3.2 病機轉變預測 五運六氣提示2019年氣溫高,庚子年屬于秋金風寒甚,節后開始降溫下雨潮濕,風寒濕重,嶺南地處南方濕熱,多氣雜至,疫毒人傳人,風重而善行數變,太陽少陽病風寒濕速變肺熱實變而易成膿毒。加之春節期間飲食油膩,居家隔離,缺少運動,陽郁濕阻,病機變化將更加復雜。重癥可能出現濕瘟之太陽病肺熱實變膿毒證合少陽陽明氣分病。

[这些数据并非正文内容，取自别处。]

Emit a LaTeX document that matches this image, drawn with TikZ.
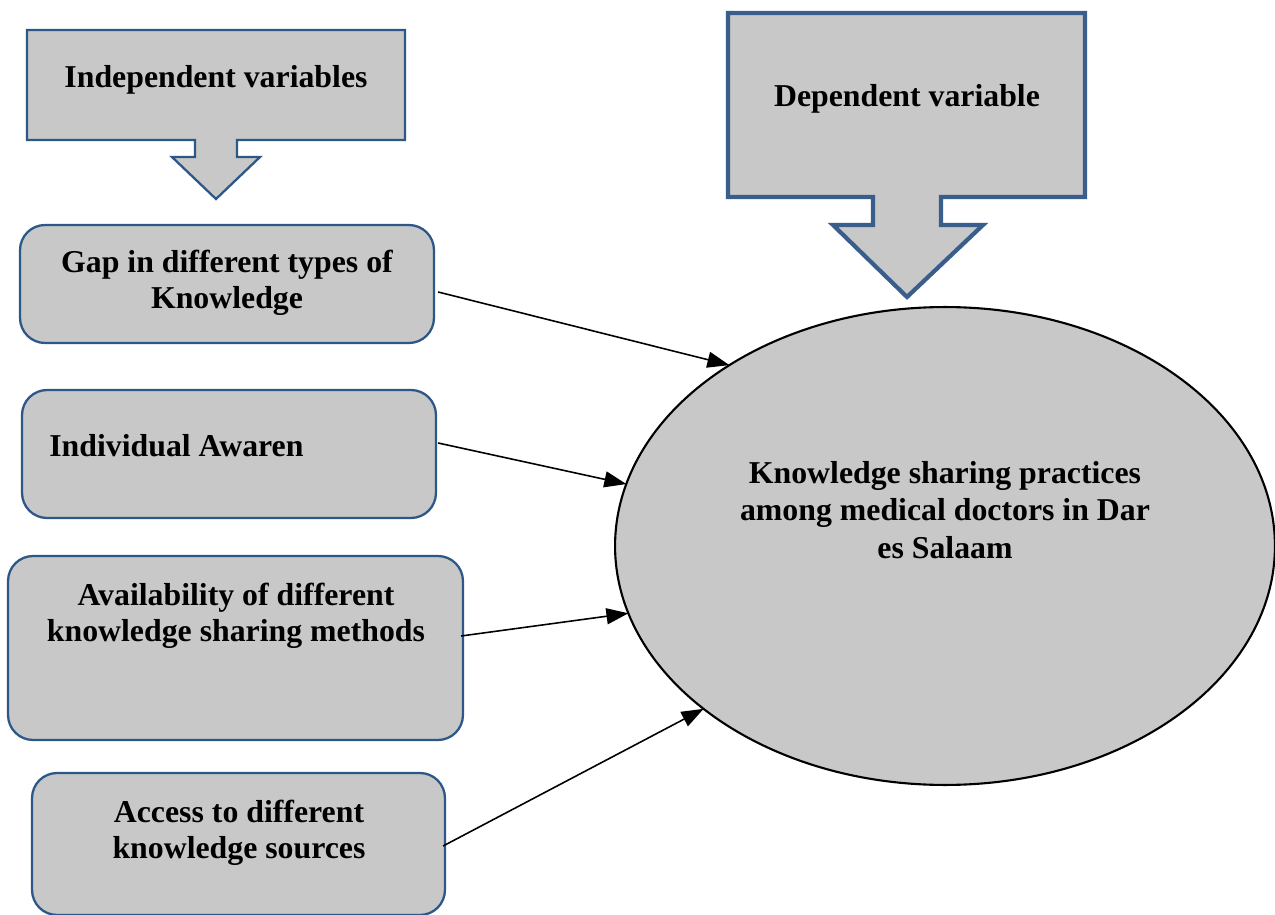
\documentclass[tikz,border=0pt]{standalone}
\usepackage{fontspec}
\setmainfont{Liberation Serif}
\usetikzlibrary{calc,arrows.meta,shapes.geometric}
\definecolor{boxblue}{RGB}{44,87,135}
\definecolor{depblue}{RGB}{58,94,140}
\definecolor{boxfill}{RGB}{200,200,200}
\tikzset{
  lbl/.style={font=\fontsize{18.1pt}{20.8pt}\selectfont\bfseries, align=center, inner sep=0pt},
  varbox/.style={draw=boxblue, line width=1.3pt, fill=boxfill, rounded corners=0.5cm, inner sep=0pt},
  callout/.style={draw=boxblue, line width=1.3pt, fill=boxfill},
  arr/.style={draw=black, line width=0.9pt, -{Triangle[length=0.44cm,width=0.32cm]}}
}
\begin{document}
\begin{tikzpicture}[x=0.02cm,y=-0.02cm]
\useasboundingbox (0,0) rectangle (1275,915);
\clip (0,0) rectangle (1275,915);
% callouts
\draw[callout] (27,30) -- (405,30) -- (405,140) -- (237,140) -- (237,157) -- (260,157) -- (216,199) -- (172,157) -- (195,157) -- (195,140) -- (27,140) -- cycle;
\node[lbl] (indep) at (216,80) {Independent variables};
\draw[callout, draw=depblue, line width=2.4pt] (728,13) -- (1085,13) -- (1085,197) -- (941,197) -- (941,225) -- (983,225) -- (907,297) -- (833,225) -- (873,225) -- (873,197) -- (728,197) -- cycle;
\node[lbl] (dep) at (907,99) {Dependent variable};
% boxes
\node[varbox, minimum width=8.28cm, minimum height=2.36cm] (b1) at (227,284) {};
\node[lbl] (t1) at (227,283) {Gap in different types of\\Knowledge};
\node[varbox, minimum width=8.28cm, minimum height=2.56cm] (b2) at (229,454) {};
\node[lbl, anchor=west] (t2) at (49,446) {Individual Awaren};
\node[varbox, minimum width=9.1cm, minimum height=3.68cm] (b3) at (235.5,648) {};
\node[lbl] (t3) at (236,616) {Availability of different\\knowledge sharing methods};
\node[varbox, minimum width=8.26cm, minimum height=2.84cm] (b4) at (238.5,844) {};
\node[lbl] (t4) at (239,833) {Access to different\\knowledge sources};
% ellipse
\node[ellipse, draw=black, line width=1.2pt, fill=boxfill, minimum width=13.2cm, minimum height=9.56cm, inner sep=0pt, outer sep=0pt] (ell) at (945,546) {};
\node[lbl, font=\fontsize{18.1pt}{21.4pt}\selectfont\bfseries] (te) at (945,510) {Knowledge sharing practices\\among medical doctors in Dar\\es Salaam};
% arrows
\draw[arr] ($(b1.east)+(3,8)$) -- (ell.140.4);
\draw[arr] ($(b2.east)+(1,-11)$) -- (ell.169.7);
\draw[arr] ($(b3.east)+(-3,-12)$) -- (ell.192.6);
\draw[arr] ($(b4.east)+(-3,2)$) -- (ell.214.6);
\end{tikzpicture}
\end{document}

5例患者中有1例病情危重,也是此次入院患者中年齡最大的1位,預后不佳,其病機特點是初起舌暗紅,苔白厚膩,熱重于濕,一度臨床好轉,數天后脾胃肺腸濕熱加重呈高熱持續不退,并下利多次,病情加重預后不佳。而其余4例病情相對較輕,其病機特點是風濕熱并重,未表現為風寒濕。5例患者初期均未表現風寒征象。高齡患者是危重患者這一點與其他地區表現一致,高齡人群風險最高。根據5例患者表現,濕邪貫穿始終,因此,治療過程中一定注意不可過用寒涼或糖皮質激素類引起外邪內陷,使病情加重或病勢遷延慢性化。
由于此次疫情在廣東散發,本院收治患者病例數少,觀察時間短,且為避免感染未能脈診,缺少脈診資料,筆者的分析只是初步判斷,還需要進一步觀察總結。將這5例患者資料列出,也是拋磚引玉,希望中醫界同仁共同努力,打好這個攻堅戰,充分發揮中醫優勢。